● Direction: Find, in the records below, the line that contains "Reproduce this chart with matplotlib." and the line that contains "import numpy as np". Copy those two lines and everything between them exactly, but not the pictures.

● Supplied data:
○ ○ ○
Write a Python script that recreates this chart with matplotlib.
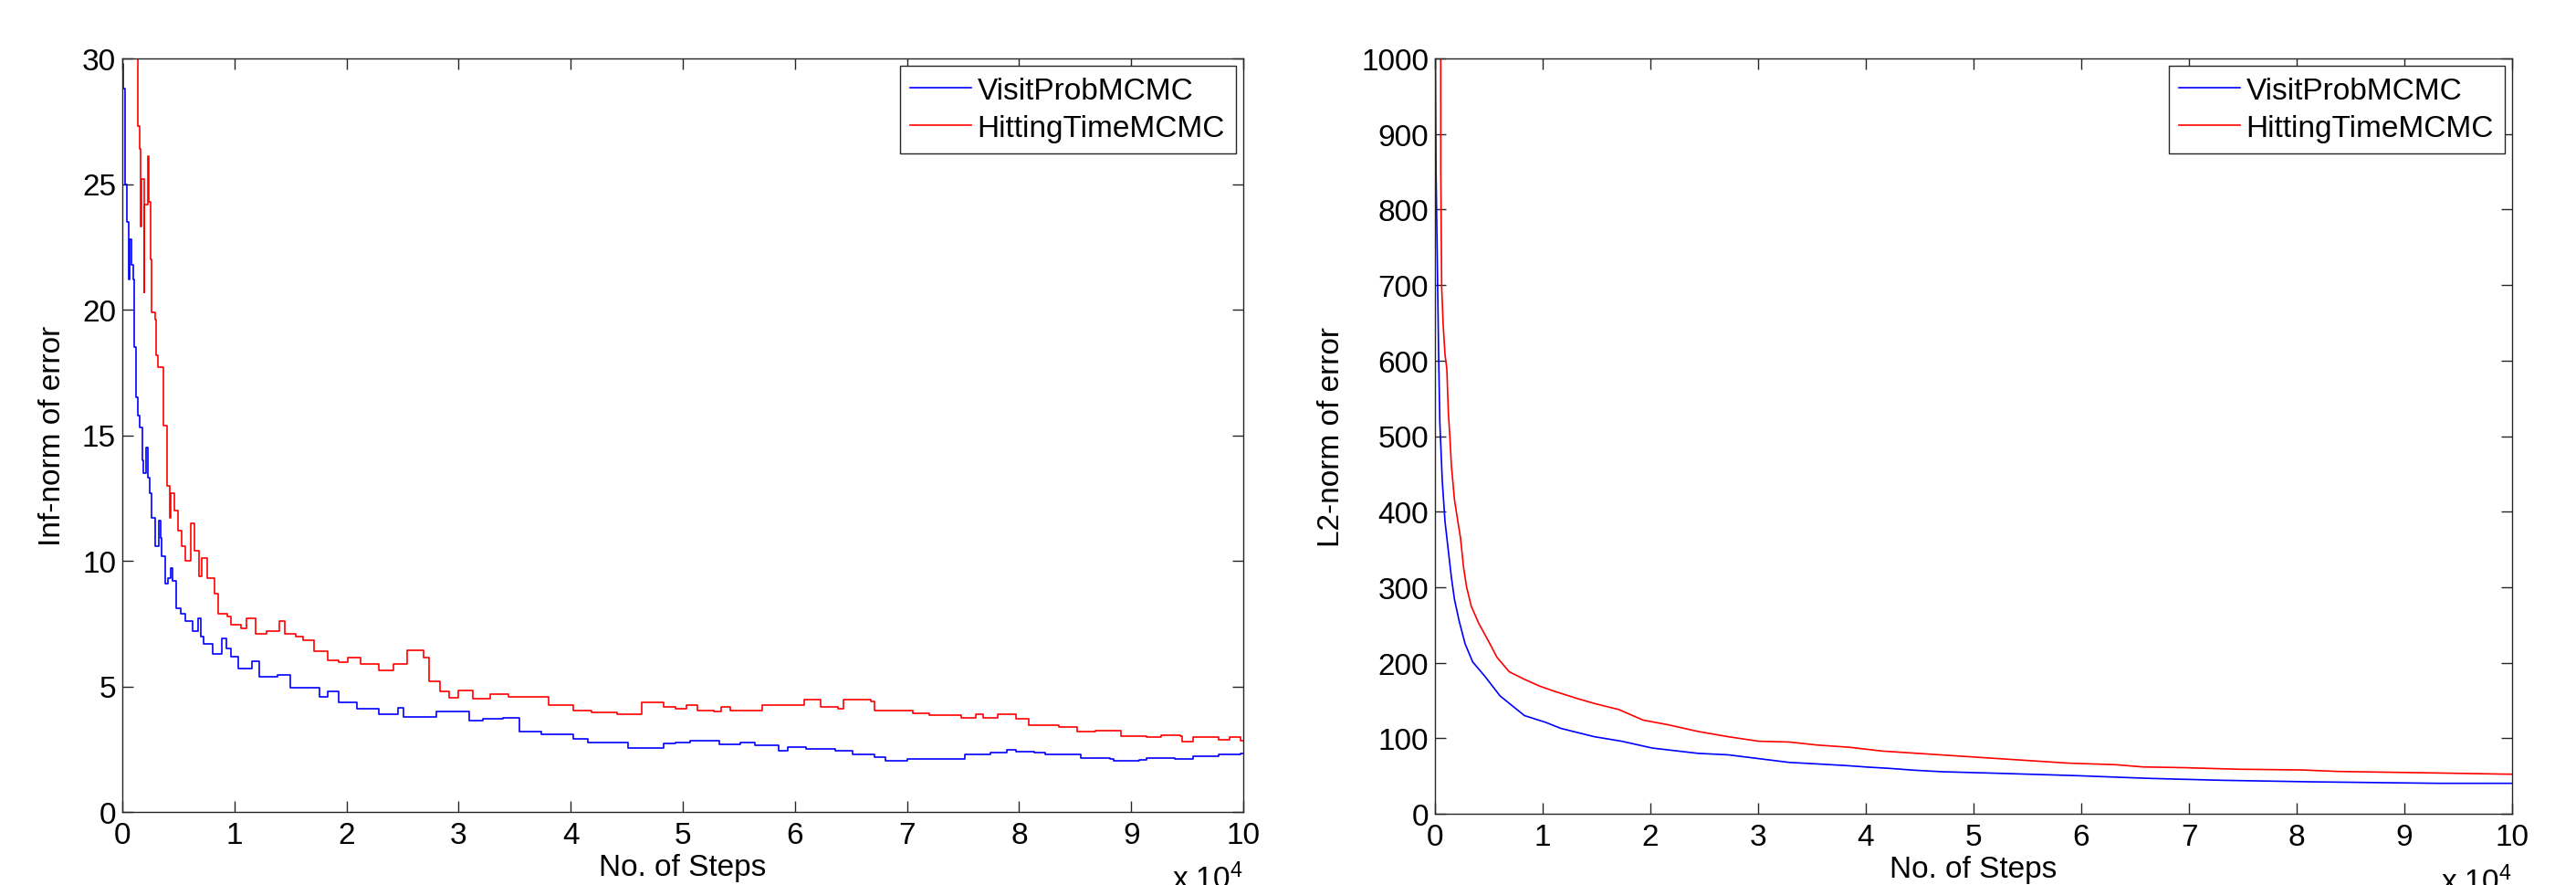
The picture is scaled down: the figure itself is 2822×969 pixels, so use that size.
○ ○ ○
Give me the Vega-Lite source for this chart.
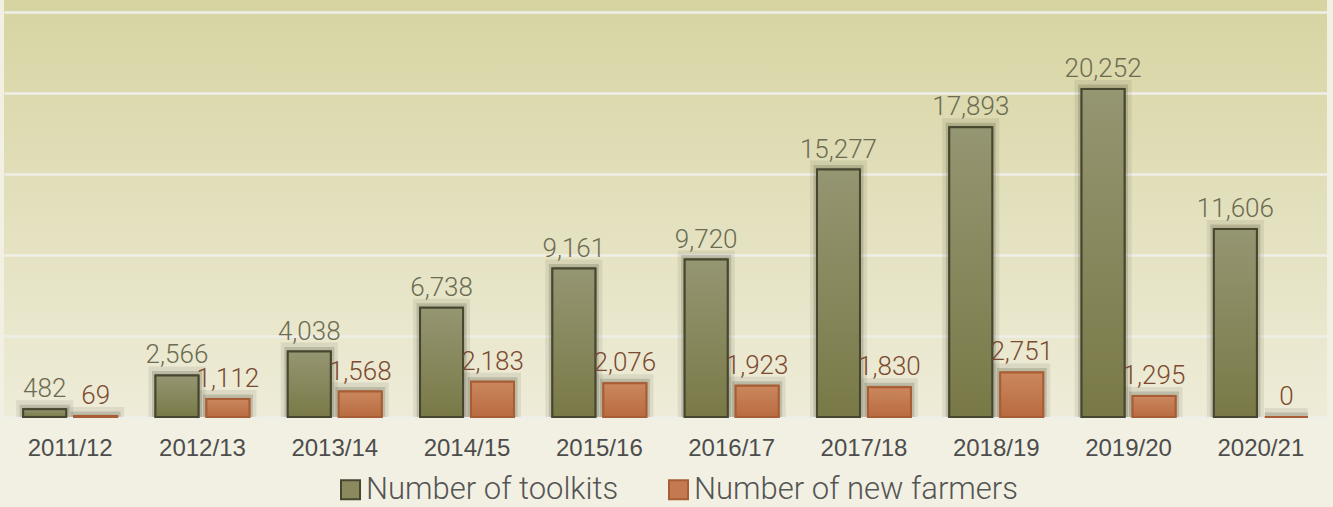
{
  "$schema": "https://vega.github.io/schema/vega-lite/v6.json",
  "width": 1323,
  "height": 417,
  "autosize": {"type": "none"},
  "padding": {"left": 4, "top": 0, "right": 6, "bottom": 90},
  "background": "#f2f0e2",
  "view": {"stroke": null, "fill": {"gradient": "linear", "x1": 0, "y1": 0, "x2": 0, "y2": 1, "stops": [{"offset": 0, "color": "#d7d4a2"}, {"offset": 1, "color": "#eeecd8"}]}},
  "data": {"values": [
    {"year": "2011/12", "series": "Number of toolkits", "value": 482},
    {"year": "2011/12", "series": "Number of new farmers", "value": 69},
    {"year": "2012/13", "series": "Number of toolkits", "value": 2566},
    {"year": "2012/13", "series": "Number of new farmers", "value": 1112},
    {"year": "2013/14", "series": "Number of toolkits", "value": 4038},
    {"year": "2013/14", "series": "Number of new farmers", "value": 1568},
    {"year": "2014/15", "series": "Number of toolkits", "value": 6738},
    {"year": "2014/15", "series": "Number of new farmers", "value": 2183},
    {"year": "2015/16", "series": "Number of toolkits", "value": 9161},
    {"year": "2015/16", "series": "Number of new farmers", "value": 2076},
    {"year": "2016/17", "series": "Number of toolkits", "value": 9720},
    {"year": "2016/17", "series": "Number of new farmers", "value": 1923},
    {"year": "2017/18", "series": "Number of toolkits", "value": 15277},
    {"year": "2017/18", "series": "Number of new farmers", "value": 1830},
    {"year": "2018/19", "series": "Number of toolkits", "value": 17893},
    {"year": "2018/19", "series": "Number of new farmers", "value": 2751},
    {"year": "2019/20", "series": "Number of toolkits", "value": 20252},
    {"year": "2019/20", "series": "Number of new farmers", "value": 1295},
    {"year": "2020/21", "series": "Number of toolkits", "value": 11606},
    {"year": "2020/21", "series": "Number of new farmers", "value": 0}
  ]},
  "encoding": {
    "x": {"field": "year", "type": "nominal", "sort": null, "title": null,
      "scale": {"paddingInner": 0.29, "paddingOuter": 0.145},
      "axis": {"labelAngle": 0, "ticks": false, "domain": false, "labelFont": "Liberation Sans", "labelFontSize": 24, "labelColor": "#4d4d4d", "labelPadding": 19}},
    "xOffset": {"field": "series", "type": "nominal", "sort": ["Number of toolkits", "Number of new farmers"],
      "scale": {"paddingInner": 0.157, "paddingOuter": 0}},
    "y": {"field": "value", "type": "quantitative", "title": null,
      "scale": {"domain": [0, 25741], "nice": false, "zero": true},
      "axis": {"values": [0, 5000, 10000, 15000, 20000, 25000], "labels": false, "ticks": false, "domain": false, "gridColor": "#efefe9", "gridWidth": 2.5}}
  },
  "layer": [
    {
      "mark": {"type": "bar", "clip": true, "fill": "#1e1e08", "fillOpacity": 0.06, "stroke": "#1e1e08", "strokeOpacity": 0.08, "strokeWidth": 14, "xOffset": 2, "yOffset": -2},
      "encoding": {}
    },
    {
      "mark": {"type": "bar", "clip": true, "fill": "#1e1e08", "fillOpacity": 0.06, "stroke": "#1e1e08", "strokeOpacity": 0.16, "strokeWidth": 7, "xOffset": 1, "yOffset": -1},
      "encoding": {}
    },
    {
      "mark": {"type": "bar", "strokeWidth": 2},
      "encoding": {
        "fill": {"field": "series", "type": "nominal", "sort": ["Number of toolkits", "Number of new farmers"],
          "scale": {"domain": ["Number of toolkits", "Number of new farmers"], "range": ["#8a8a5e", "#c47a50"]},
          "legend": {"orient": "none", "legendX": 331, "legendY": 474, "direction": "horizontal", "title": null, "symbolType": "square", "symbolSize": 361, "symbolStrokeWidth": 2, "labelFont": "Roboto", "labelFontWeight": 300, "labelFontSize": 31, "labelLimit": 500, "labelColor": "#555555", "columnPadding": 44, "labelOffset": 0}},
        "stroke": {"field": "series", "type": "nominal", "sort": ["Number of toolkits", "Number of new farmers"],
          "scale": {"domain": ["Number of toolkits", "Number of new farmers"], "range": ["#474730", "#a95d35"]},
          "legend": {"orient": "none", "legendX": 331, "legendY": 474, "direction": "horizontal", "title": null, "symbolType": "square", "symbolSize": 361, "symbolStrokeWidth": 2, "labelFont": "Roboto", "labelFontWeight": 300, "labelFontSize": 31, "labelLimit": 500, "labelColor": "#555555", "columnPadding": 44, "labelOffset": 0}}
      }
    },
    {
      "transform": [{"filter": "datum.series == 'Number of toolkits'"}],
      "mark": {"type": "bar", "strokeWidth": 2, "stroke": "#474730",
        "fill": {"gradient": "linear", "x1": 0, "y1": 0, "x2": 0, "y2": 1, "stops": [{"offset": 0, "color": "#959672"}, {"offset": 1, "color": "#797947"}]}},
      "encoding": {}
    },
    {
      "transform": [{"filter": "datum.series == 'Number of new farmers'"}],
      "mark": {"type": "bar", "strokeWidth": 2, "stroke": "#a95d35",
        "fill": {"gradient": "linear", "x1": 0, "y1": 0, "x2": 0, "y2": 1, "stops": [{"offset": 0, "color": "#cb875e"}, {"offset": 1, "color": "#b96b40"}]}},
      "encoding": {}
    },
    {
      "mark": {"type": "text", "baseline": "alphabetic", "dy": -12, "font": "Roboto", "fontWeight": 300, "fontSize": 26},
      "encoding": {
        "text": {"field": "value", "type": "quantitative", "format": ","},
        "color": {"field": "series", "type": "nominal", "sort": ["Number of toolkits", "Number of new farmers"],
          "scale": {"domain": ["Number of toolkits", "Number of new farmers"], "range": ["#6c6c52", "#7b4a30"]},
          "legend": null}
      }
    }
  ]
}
○ ○ ○
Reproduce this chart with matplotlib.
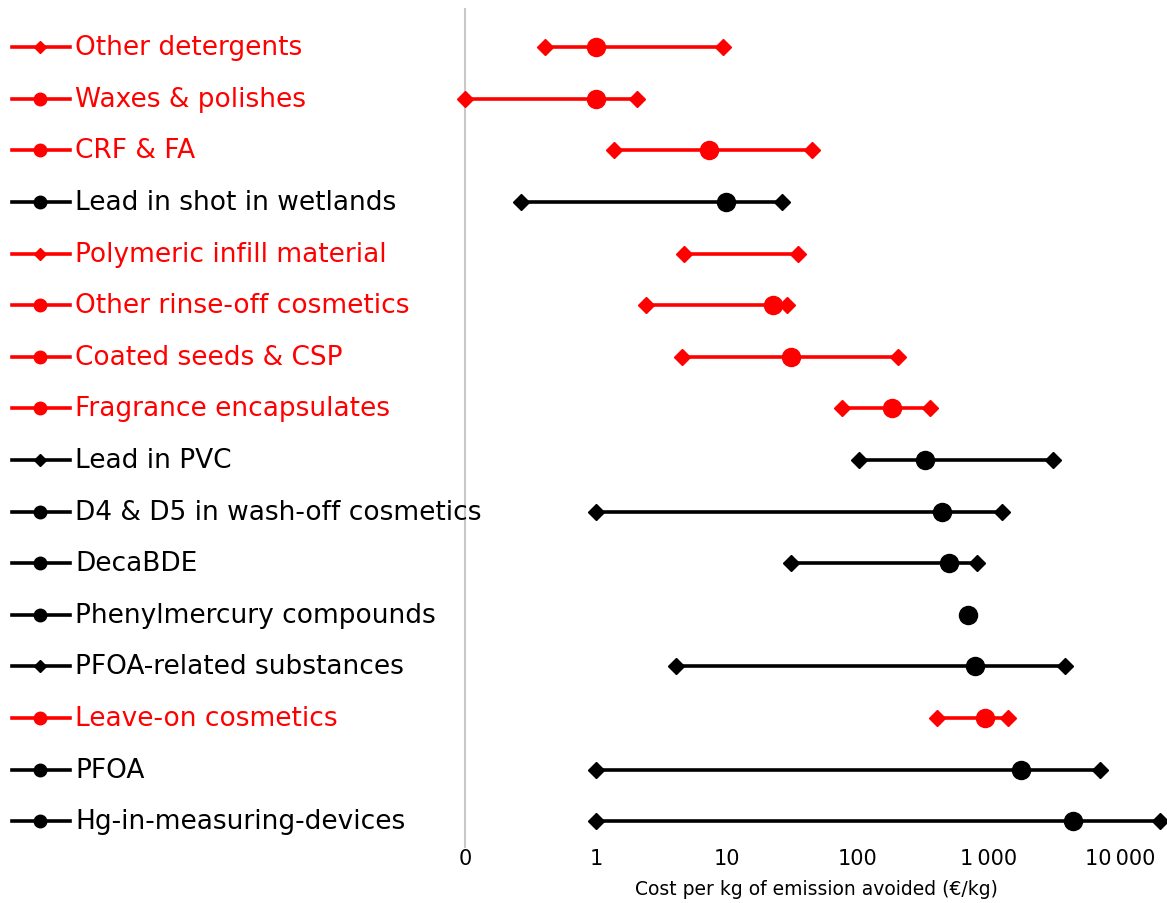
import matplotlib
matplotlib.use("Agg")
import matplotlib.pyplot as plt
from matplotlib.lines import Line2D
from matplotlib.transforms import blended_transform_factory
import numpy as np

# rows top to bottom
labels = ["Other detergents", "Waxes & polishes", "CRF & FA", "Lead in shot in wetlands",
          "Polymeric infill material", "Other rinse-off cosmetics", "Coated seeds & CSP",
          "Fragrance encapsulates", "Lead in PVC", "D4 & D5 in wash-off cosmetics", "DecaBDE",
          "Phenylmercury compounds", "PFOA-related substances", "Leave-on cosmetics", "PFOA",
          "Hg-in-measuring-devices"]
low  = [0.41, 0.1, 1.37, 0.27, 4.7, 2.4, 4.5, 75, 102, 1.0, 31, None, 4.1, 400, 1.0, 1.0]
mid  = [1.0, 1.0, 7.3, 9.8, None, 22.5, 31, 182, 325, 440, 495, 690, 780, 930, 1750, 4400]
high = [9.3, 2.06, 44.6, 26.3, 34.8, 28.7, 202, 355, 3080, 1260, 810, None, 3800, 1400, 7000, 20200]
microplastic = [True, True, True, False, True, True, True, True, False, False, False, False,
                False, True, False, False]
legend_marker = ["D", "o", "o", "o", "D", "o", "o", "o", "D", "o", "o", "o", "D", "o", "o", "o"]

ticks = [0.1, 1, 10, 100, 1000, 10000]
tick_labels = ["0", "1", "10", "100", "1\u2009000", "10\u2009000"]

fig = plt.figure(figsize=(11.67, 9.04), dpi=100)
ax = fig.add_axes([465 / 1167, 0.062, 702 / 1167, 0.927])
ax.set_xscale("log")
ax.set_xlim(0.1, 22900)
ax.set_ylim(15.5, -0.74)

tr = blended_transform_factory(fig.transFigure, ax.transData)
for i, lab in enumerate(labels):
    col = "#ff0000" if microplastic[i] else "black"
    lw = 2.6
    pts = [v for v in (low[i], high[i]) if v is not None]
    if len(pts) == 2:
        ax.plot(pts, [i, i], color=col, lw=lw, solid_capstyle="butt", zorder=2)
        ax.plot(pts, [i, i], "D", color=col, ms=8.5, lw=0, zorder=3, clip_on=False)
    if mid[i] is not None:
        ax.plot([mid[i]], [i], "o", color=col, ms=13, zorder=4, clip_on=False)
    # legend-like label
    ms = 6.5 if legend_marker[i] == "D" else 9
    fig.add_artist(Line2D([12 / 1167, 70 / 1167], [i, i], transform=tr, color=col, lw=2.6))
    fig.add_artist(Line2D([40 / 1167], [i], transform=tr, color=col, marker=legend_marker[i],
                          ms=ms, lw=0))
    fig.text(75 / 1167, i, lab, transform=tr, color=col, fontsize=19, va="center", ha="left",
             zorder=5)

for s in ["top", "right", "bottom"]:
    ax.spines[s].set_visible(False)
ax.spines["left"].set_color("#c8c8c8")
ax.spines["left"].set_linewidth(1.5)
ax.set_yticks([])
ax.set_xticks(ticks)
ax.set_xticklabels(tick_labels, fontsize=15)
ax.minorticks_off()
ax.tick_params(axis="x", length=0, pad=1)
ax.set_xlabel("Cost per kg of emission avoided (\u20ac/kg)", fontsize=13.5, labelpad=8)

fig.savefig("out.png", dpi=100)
○ ○ ○
● Complete output:
Reproduce this chart with matplotlib.
import matplotlib
matplotlib.use("Agg")
import matplotlib.pyplot as plt
from matplotlib.lines import Line2D
from matplotlib.transforms import blended_transform_factory
import numpy as np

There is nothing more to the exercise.